Crosby went on to give the attendees an overview of some issues that may be specific to members of underrepresented groups, such as stereotype threat (Steele, 1997, 2011) and wise feedback (Cohen et al., 1999). Crosby noted that things like making students feel included and creating a space where it is safe to ask questions and make mistakes were beneficial to all students, but may be especially beneficial to members of underrepresented groups.
Inclusive Handout [PDF] from this session
American culture, and American university student culture in particular, can be wholly unfamiliar to grad students from other countries. Worse, it can be uncomfortable or unfathomable. If you come from a culture where the only person who speaks in class is the teacher, it's a major shift to work with students who have always been encouraged to speak out in class, and who are used to very informal relationships with the teacher.
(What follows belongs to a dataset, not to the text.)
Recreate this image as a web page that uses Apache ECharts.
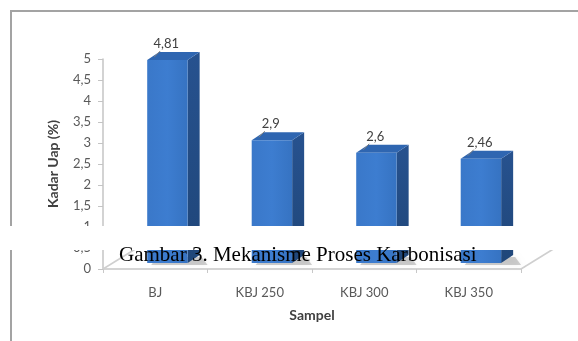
<!DOCTYPE html>
<html>
<head>
<meta charset="utf-8">
<script src="https://cdn.jsdelivr.net/npm/echarts@6/dist/echarts.min.js"></script>
<style>
  html, body { margin: 0; padding: 0; background: #ffffff; }
  #chart { width: 578px; height: 341px; }
</style>
</head>
<body>
<div id="chart"></div>
<script>
// Sample names and moisture content (Kadar Uap, %)
const categories = ['BJ', 'KBJ 250', 'KBJ 300', 'KBJ 350'];
const kadarUap = [4.81, 2.9, 2.6, 2.46];
const captionText = 'Gambar 3. Mekanisme Proses Karbonisasi';
const yAxisTitle = 'Kadar Uap (%)';
const xAxisTitle = 'Sampel';

const uiFont = 'Lato, "Open Sans", sans-serif';
const comma = v => String(v).replace('.', ',');

const chart = echarts.init(document.getElementById('chart'), null, { renderer: 'canvas' });

// Pseudo-3D column: front face, top face and right side face
function renderColumn(params, api) {
  const i = api.value(0);
  const v = api.value(1);
  const base = api.coord([i, 0]);
  const peak = api.coord([i, v]);
  const band = api.size([1, 0])[0];
  const cx = base[0];
  const x0 = cx - band * 0.077;
  const x1 = cx + band * 0.31;
  const dx = 12, dy = -8;
  const top = peak[1] - 7;
  const bottom = base[1] - 6;

  const frontFill = new echarts.graphic.LinearGradient(0, 0, 1, 0, [
    { offset: 0, color: '#3a78c9' },
    { offset: 0.5, color: '#3d7dd0' },
    { offset: 1, color: '#3673c2' }
  ]);
  const sideFill = new echarts.graphic.LinearGradient(0, 0, 0, 1, [
    { offset: 0, color: '#27528f' },
    { offset: 1, color: '#1f4679' }
  ]);

  return {
    type: 'group',
    children: [
      {
        // soft shadow cast on the floor
        type: 'polygon',
        shape: { points: [[x0 + 4, bottom + 2], [x1 + dx + 8, bottom + 2], [x1 + dx + 2, bottom + dy + 2], [x0 + 10, bottom + dy + 2]] },
        style: { fill: 'rgba(0,0,0,0.18)', shadowBlur: 5, shadowColor: 'rgba(0,0,0,0.3)' }
      },
      {
        type: 'polygon',
        shape: { points: [[x1, top], [x1 + dx, top + dy], [x1 + dx, bottom + dy], [x1, bottom]] },
        style: { fill: sideFill }
      },
      {
        type: 'polygon',
        shape: { points: [[x0, top], [x1, top], [x1 + dx, top + dy], [x0 + dx, top + dy]] },
        style: { fill: '#2f66b1' }
      },
      {
        type: 'rect',
        shape: { x: x0, y: top, width: x1 - x0, height: bottom - top },
        style: { fill: frontFill }
      },
      {
        // short leader from the value label to the column top
        type: 'line',
        shape: { x1: cx + 5, y1: top - 9, x2: cx - 1, y2: top - 3 },
        style: { stroke: '#7f7f7f', lineWidth: 1 }
      },
      {
        type: 'text',
        style: {
          x: cx + 11, y: top - 16,
          text: comma(v),
          fill: '#404040',
          font: '13px ' + uiFont,
          align: 'center', verticalAlign: 'middle'
        }
      }
    ]
  };
}

chart.setOption({
  animation: false,
  backgroundColor: '#ffffff',
  grid: { left: 103, right: 57, top: 59, bottom: 72, containLabel: false, outerBoundsMode: 'none' },
  xAxis: {
    type: 'category',
    data: categories,
    boundaryGap: true,
    name: xAxisTitle,
    nameLocation: 'middle',
    nameGap: 39,
    nameTextStyle: { fontFamily: uiFont, fontSize: 14, fontWeight: 'bold', color: '#404040' },
    axisLine: { lineStyle: { color: '#d4d4d4', width: 2 } },
    axisTick: { show: true, length: 4, lineStyle: { color: '#c8c8c8' } },
    axisLabel: { margin: 17, fontFamily: uiFont, fontSize: 13, color: '#595959' }
  },
  yAxis: {
    type: 'value',
    min: 0, max: 5, interval: 0.5,
    name: yAxisTitle,
    nameLocation: 'middle',
    nameGap: 43,
    nameTextStyle: { fontFamily: uiFont, fontSize: 14, fontWeight: 'bold', color: '#404040' },
    axisLine: { show: true, lineStyle: { color: '#c4c4c4', width: 1.5 } },
    axisTick: { show: true, length: 5, lineStyle: { color: '#c4c4c4' } },
    splitLine: { show: false },
    axisLabel: { margin: 12, fontFamily: uiFont, fontSize: 13, color: '#595959', formatter: v => comma(v) }
  },
  series: [{
    type: 'custom',
    renderItem: renderColumn,
    clip: false,
    encode: { x: 0, y: 1 },
    data: kadarUap.map((v, i) => [i, v])
  }]
});

// Floor side edges, frame and caption band
const origin = chart.convertToPixel({ gridIndex: 0 }, [0, 0]);
const left = 103, right = 521, floorY = origin[1];

chart.setOption({
  graphic: [
    { type: 'line', shape: { x1: left, y1: floorY, x2: left + 34, y2: floorY - 21 }, style: { stroke: '#cfcfcf', lineWidth: 1.5 }, z: 1 },
    { type: 'line', shape: { x1: right, y1: floorY, x2: right + 34, y2: floorY - 21 }, style: { stroke: '#cfcfcf', lineWidth: 1.5 }, z: 1 },
    { type: 'line', shape: { x1: 10, y1: 11, x2: 578, y2: 11 }, style: { stroke: '#a3a3a3', lineWidth: 2 }, z: 50 },
    { type: 'line', shape: { x1: 11, y1: 10, x2: 11, y2: 341 }, style: { stroke: '#a3a3a3', lineWidth: 2 }, z: 50 },
    { type: 'rect', shape: { x: 0, y: 226, width: 578, height: 24 }, style: { fill: '#ffffff' }, zlevel: 1, z: 100 },
    {
      type: 'text', zlevel: 1, z: 101,
      style: {
        x: 119, y: 245, text: captionText,
        font: '21px "Liberation Serif", "Times New Roman", serif',
        fill: '#000000', align: 'left', verticalAlign: 'alphabetic'
      }
    }
  ]
});
</script>
</body>
</html>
In “Advice for International TAs,” Randazzo and four experienced TAs presented American classroom culture and explained that Stanford undergrads want their TAs to be friendly, enthusiastic, and helpful. They also treat them informally and disagree without meaning disrespect.
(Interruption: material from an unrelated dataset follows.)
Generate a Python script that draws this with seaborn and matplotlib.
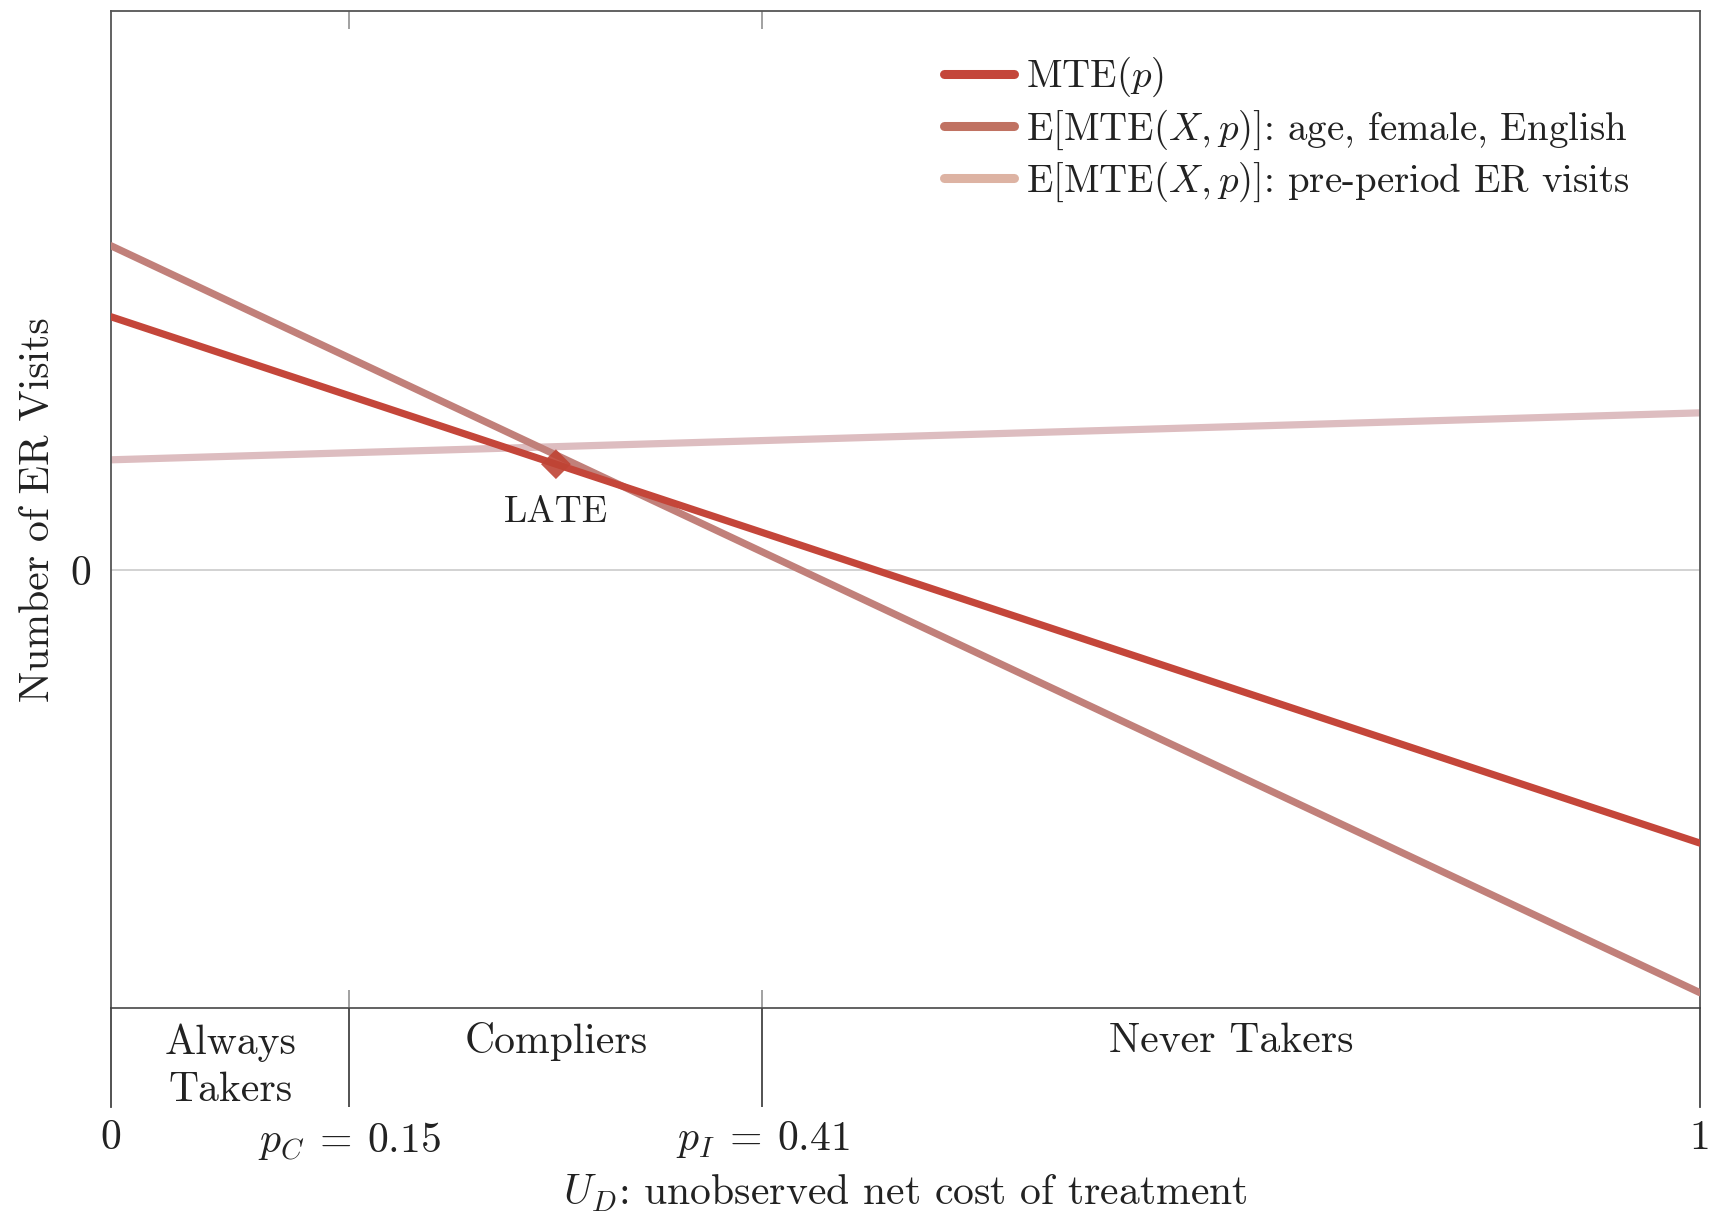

They showed a video of an American TA running a review session, and TAs discussed how she moved around the room, was friendly with students, and used humor to make a point. The panel also answered questions like whether it’s OK to tell undergrads to put away their mobile devices (yes, but better to have a class discussion about it first) or to call attention to a student falling asleep in class (better to approach the student one-to-one after class).
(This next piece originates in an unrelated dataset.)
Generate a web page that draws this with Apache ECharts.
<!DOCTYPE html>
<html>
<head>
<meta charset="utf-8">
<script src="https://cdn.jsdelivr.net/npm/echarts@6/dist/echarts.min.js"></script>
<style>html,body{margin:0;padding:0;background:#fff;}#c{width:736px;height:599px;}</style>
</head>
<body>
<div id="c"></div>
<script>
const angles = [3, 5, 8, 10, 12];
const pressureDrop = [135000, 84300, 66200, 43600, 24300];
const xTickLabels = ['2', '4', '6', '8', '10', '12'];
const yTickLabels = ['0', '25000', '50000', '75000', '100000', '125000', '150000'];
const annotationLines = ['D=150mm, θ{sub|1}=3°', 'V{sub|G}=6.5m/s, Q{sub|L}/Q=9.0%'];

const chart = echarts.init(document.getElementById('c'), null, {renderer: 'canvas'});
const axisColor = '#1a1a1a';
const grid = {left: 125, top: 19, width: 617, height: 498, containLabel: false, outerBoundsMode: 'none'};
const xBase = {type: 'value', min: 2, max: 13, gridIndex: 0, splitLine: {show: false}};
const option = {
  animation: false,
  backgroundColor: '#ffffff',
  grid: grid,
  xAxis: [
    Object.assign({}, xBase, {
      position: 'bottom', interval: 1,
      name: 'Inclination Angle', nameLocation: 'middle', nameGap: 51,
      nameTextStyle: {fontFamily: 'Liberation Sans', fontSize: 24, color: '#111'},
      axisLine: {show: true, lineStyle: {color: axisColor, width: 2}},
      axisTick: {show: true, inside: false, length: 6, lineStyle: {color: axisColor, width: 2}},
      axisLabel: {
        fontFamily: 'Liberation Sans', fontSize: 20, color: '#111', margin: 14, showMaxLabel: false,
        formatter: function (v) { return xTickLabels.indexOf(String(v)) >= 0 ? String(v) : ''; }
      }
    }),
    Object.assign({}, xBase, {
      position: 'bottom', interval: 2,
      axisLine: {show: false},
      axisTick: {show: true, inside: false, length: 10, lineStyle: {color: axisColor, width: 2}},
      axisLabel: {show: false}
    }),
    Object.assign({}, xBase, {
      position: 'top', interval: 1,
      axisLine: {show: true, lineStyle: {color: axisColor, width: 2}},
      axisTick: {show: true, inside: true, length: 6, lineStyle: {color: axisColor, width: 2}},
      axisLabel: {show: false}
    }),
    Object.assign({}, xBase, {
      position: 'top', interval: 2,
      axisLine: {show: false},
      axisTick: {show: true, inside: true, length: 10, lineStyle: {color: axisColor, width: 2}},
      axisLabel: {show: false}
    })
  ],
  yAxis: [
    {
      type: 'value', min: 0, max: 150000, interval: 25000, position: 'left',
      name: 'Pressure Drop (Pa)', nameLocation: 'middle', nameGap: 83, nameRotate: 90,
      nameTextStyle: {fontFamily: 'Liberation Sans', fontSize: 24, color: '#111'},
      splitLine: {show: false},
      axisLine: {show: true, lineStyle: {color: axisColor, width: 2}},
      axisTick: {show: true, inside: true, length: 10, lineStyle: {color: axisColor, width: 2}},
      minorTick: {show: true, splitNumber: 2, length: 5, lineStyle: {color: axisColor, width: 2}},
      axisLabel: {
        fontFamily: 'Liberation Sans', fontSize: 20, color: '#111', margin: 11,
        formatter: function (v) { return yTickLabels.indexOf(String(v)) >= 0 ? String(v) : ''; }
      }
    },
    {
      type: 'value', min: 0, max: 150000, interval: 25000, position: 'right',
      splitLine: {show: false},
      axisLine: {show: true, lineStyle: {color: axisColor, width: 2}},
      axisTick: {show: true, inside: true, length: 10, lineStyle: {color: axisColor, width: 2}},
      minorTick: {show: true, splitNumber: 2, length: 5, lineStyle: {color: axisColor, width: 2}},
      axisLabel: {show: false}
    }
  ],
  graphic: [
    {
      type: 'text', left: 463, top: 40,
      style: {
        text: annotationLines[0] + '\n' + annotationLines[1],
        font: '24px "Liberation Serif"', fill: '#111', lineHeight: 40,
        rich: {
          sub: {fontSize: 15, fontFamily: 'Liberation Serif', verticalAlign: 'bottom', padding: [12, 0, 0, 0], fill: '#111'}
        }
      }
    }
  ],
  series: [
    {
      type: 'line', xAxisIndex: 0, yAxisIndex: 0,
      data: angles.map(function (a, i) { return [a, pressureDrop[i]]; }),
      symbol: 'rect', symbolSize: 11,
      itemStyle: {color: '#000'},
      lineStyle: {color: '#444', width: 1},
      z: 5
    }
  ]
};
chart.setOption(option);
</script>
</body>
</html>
Whether they were experienced or novices, all the TAs found some tools to use in the classroom, strategies to help them develop as teachers at Stanford, and real reassurance and support at TA Orientation.
Visit the TA Orientation page, which has full schedule and links to most of the workshop handouts.
Aron, A., Melinat, E., Aron, E. N., Vallone, R., Bator , R. (1997). The experimental generation of interpersonal closeness: A procedure and some preliminary findings. Personality and Social Psychology Bulletin, April 1997 vol. 23 no. 4 pp. 363-377.
Cohen, Geoffrey L., Steele, Claude M., and Ross, Lee D., The Mentor’s Dilemma: Providing Critical Feedback Across the Racial Divide, Personality and Social Psychology Bulletin, October 1999, vol. 25, no. 10: pp. 1302-1318.
Dweck, Carol S., MIndset: The New Psychology of Success: How We Can Learn to Fulfill Our Potential, Ballantine Books, 2007.
Steele, Claude M., How stereotypes shape intellectual identity and performance. American Psychologist, Vol 52(6), Jun 1997, 613-629.
Steele, Claude M., Whistling Vivaldi: How Stereotypes Affect Us and What We Can Do, W. W. Norton & Co., 2011.